Elton Duarte Batalha (*)
Os acontecimentos na Venezuela trazem à tona diversas questões acerca do conceito de democracia, diferença entre legalidade e legitimidade, novo momento político nas Américas e a participação do governo Jair Bolsonaro no evento.
Há que se observar que o fenômeno político em vias de concretização naquele país evidencia a importância da ligação entre a vontade popular e a atuação das instituições para que um país seja, de fato democrático. Juan Guaidó, presidente da Assembleia Nacional e líder da oposição a Nicolás Maduro, atual chefe do Executivo venezuelano, autoproclamou-se presidente interino do país, fazendo juramento e prometendo realizar um governo de transição até que novas eleições sejam realizadas.
É importante notar que o futuro pleito é fundamental para banhar de legitimidade democrática o novo comando demandado pela população, submetida há anos às restrições decorrentes da crise econômica e política experimentada pela Venezuela. Sendo líder atual do Legislativo, reconhece-se que Guaidó apresenta certo grau de representatividade popular a ponto de liderar o processo de transição.
As últimas eleições venezuelanas foram consideradas ilegítimas por diversos países e pela Organização dos Estados Americanos (OEA). A mencionada falta de reconhecimento internacional decorre de fatores como a perseguição à oposição (prisão de Leopoldo López, por exemplo) e denúncias de fraude. Tendo tomado posse no início de janeiro de 2019, o mandato de Maduro encerra-se em 2025. É a continuidade do governo populista iniciado por Hugo Chávez em 1999, eleito no ano anterior.
O período mencionado, de cerca de 20 anos, materializa a crise do conceito de democracia no mundo contemporâneo. No poder, Chávez passou a subverter a noção democrática a partir da modificação substancial de instituições como o Legislativo e o Judiciário, órgãos que foram cooptados pelo Poder Executivo e transformaram a separação de poderes preconizada por Montesquieu em mero simulacro no território venezuelano.
Como asseverado por Levitsky e Ziblatt na obra ‘How democracies die’, “o retrocesso da democracia hoje começa nas urnas”. Os mesmos autores, aliás, em outra excelente passagem, afirmam que “os assassinos da democracia usam as próprias instituições da democracia – gradualmente, sutilmente e até mesmo legalmente – para matá-la”. As eleições, se corretamente realizadas, representam apenas o aspecto formal da democracia, cuja substância é preenchida pelo respeito aos direitos fundamentais dos cidadãos.

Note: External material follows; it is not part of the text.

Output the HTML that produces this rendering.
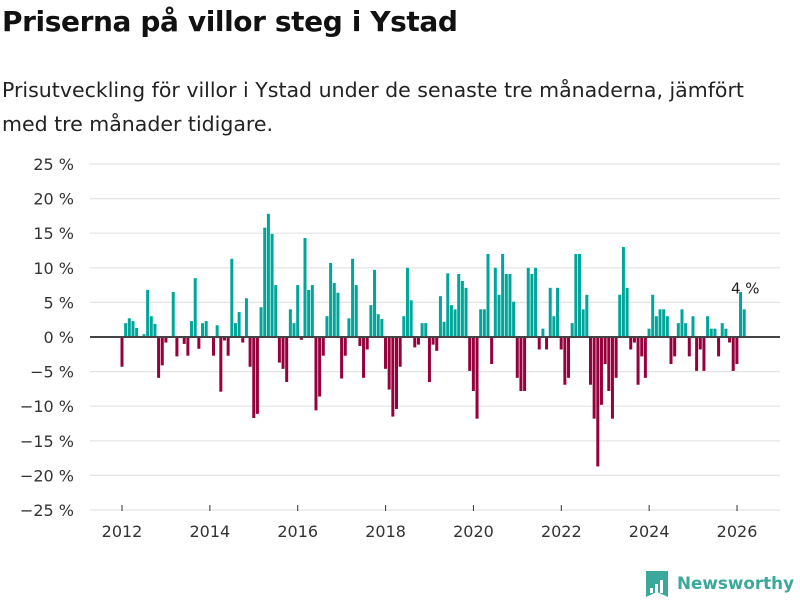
<!DOCTYPE html>
<html><head><meta charset="utf-8">
<style>
body{margin:0;background:#fff;font-family:"Liberation Sans","DejaVu Sans",sans-serif;}
#wrap{position:relative;width:800px;height:600px;overflow:hidden;}
h1{position:absolute;left:2px;top:5px;margin:0;font-size:28px;font-weight:bold;color:#111;font-family:"DejaVu Sans","Liberation Sans",sans-serif;letter-spacing:-0.4px}
p.sub{position:absolute;left:2px;top:73px;margin:0;font-size:20.5px;line-height:34px;color:#222;font-family:"DejaVu Sans","Liberation Sans",sans-serif;width:785px}
svg{position:absolute;left:0;top:0}
</style></head><body>
<div id="wrap">
<h1>Priserna på villor steg i Ystad</h1>
<p class="sub">Prisutveckling för villor i Ystad under de senaste tre månaderna, jämfört<br>med tre månader tidigare.</p>
<svg id="chart" width="800" height="600"></svg>
</div>
<script>
const yTicks=[25,20,15,10,5,0,-5,-10,-15,-20,-25];
const xYears=[2012,2014,2016,2018,2020,2022,2024,2026];
const values=[-4.3,2.0,2.7,2.3,1.3,0,0.4,6.8,3.0,1.9,-5.9,-4.1,
-0.8,0,6.5,-2.8,0,-1.0,-2.7,2.3,8.5,-1.7,2.0,2.3,
0,-2.7,1.7,-7.9,-0.5,-2.7,11.3,2.0,3.6,-0.8,5.6,-4.3,
-11.7,-11.1,4.3,15.8,17.8,14.9,7.5,-3.7,-4.6,-6.5,4.0,2.0,
7.5,-0.4,14.3,6.8,7.5,-10.6,-8.6,-2.7,3.0,10.7,7.8,6.4,
-6.0,-2.7,2.7,11.3,7.5,-1.3,-5.9,-1.8,4.6,9.7,3.3,2.6,
-4.6,-7.6,-11.5,-10.4,-4.3,3.0,10.0,5.3,-1.5,-1.1,2.0,2.0,
-6.5,-1.1,-2.0,5.9,2.2,9.2,4.6,4.0,9.1,8.1,7.1,-4.9,
-7.8,-11.8,4.0,4.0,12.0,-3.9,10.0,6.1,12.0,9.1,9.1,5.1,
-5.9,-7.8,-7.8,10.0,9.1,10.0,-1.8,1.2,-1.8,7.1,3.0,7.1,
-1.8,-6.9,-5.9,2.0,12.0,12.0,4.0,6.1,-6.9,-11.8,-18.7,-9.8,
-3.9,-7.8,-11.8,-5.9,6.1,13.0,7.1,-1.8,-0.8,-6.9,-2.8,-5.9,
1.2,6.1,3.0,4.0,4.0,3.0,-3.9,-2.8,2.0,4.0,2.0,-2.8,
3.0,-4.9,-1.8,-4.9,3.0,1.2,1.2,-2.8,2.0,1.2,-0.8,-4.9,
-3.9,6.5,4.0];
const lastLabel="4 %";

const NS="http://www.w3.org/2000/svg";
const svg=document.getElementById('chart');
const y=v=>337-v*6.92;
const x=m=>122+m*3.66;
const xy=yr=>122+(yr-2012)*43.93;
function mk(t,a){const e=document.createElementNS(NS,t);for(const k in a)e.setAttribute(k,a[k]);svg.appendChild(e);return e;}
yTicks.forEach(t=>{
  const g=mk('line',{x1:90,x2:780,y1:y(t),y2:y(t),stroke:'#e3e3e3','stroke-width':1.2});
  
  
  const l=mk('text',{x:74,y:y(t)+6,'text-anchor':'end','font-size':16,fill:'#333','font-family':'DejaVu Sans, Liberation Sans, sans-serif'});
  l.textContent=(t<0?'\u2212'+(-t):t)+' %';
  
  
});
xYears.forEach(yr=>{
  const l=mk('text',{x:xy(yr),y:537,'text-anchor':'middle','font-size':16,fill:'#333','font-family':'DejaVu Sans, Liberation Sans, sans-serif'});
  l.textContent=yr;
  
  
  const tk=mk('line',{x1:xy(yr),x2:xy(yr),y1:505,y2:511,stroke:'#333','stroke-width':1});
  
  
});
values.forEach((v,i)=>{
  if(v===0)return;
  const top=Math.min(y(v),y(0)),h=Math.abs(y(v)-y(0));
  const r=mk('rect',{x:x(i)-1.5,y:top,width:3,height:h,fill:v>0?'#00a69a':'#96003c'});
  
  
});
const z=mk('line',{x1:90,x2:780,y1:y(0),y2:y(0),stroke:'#444','stroke-width':2});


const li=values.length-1;
const lab=mk('text',{x:x(li+0.3),y:y(values[li])-16,'text-anchor':'middle','font-size':15,fill:'#222','font-family':'DejaVu Sans, Liberation Sans, sans-serif'});
lab.textContent=lastLabel;


// logo
const lg=mk('g',{});


const lr=document.createElementNS(NS,'path');
lr.setAttribute('d','M646 571 h22 v26 l-11 -5 l-11 5 z');lr.setAttribute('fill','#3aa89a');lg.appendChild(lr);
[[650,588,3,5],[655,584,3,9],[660,580,3,13]].forEach(b=>{const r=document.createElementNS(NS,'rect');r.setAttribute('x',b[0]);r.setAttribute('y',b[1]);r.setAttribute('width',b[2]);r.setAttribute('height',b[3]);r.setAttribute('fill','#fff');lg.appendChild(r);});
const lt=document.createElementNS(NS,'text');
lt.setAttribute('x',677);lt.setAttribute('y',589);lt.setAttribute('font-size',17);lt.setAttribute('font-weight','bold');lt.setAttribute('fill','#3aa89a');lt.setAttribute('font-family','DejaVu Sans, Liberation Sans, sans-serif');
lt.setAttribute('textLength',117);lt.setAttribute('lengthAdjust','spacingAndGlyphs');
lt.textContent='Newsworthy';lg.appendChild(lt);
</script>
</body></html>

A discussão sobre o último pleito presidencial e a profunda crise social suportada pelos venezuelanos demonstram que a democracia há muito não existe verdadeiramente naquele país. A legalidade, que significa o cumprimento das regras do sistema jurídico, não pode ser sobreposta à legitimidade, entendida como o efetivo vínculo entre os representados e os respectivos representantes, sob pena de crise estrutural no sistema político.
Nesse sentido, importante observar a alegação presente na obra Ruptura, de Manuel Castells, para quem “a força e a estabilidade das instituições dependem de sua vigência na mente das pessoas” (p. 12). No pensamento dos venezuelanos, um outro mundo é possível e desejável. O reconhecimento do governo interino de Guaidó pelos Estados Unidos, pela OEA e por diversos outros países, entre os quais o Brasil, é de fundamental relevância para a tentativa de redemocratização da Venezuela.
Para Bolsonaro, aliás, representa uma vitória importante da nova visão política esposada por seu governo, fortalecendo o papel do Brasil como líder regional e membro influente do Grupo de Lima. Há sensível simbolismo nesse evento político na Venezuela: é o marco definitivo de que novos ventos sopram sobre as Américas.
(*) – É advogado e professor de Direito na Universidade Presbiteriana Mackenzie, e doutor em Direito pela Universidade de São Paulo.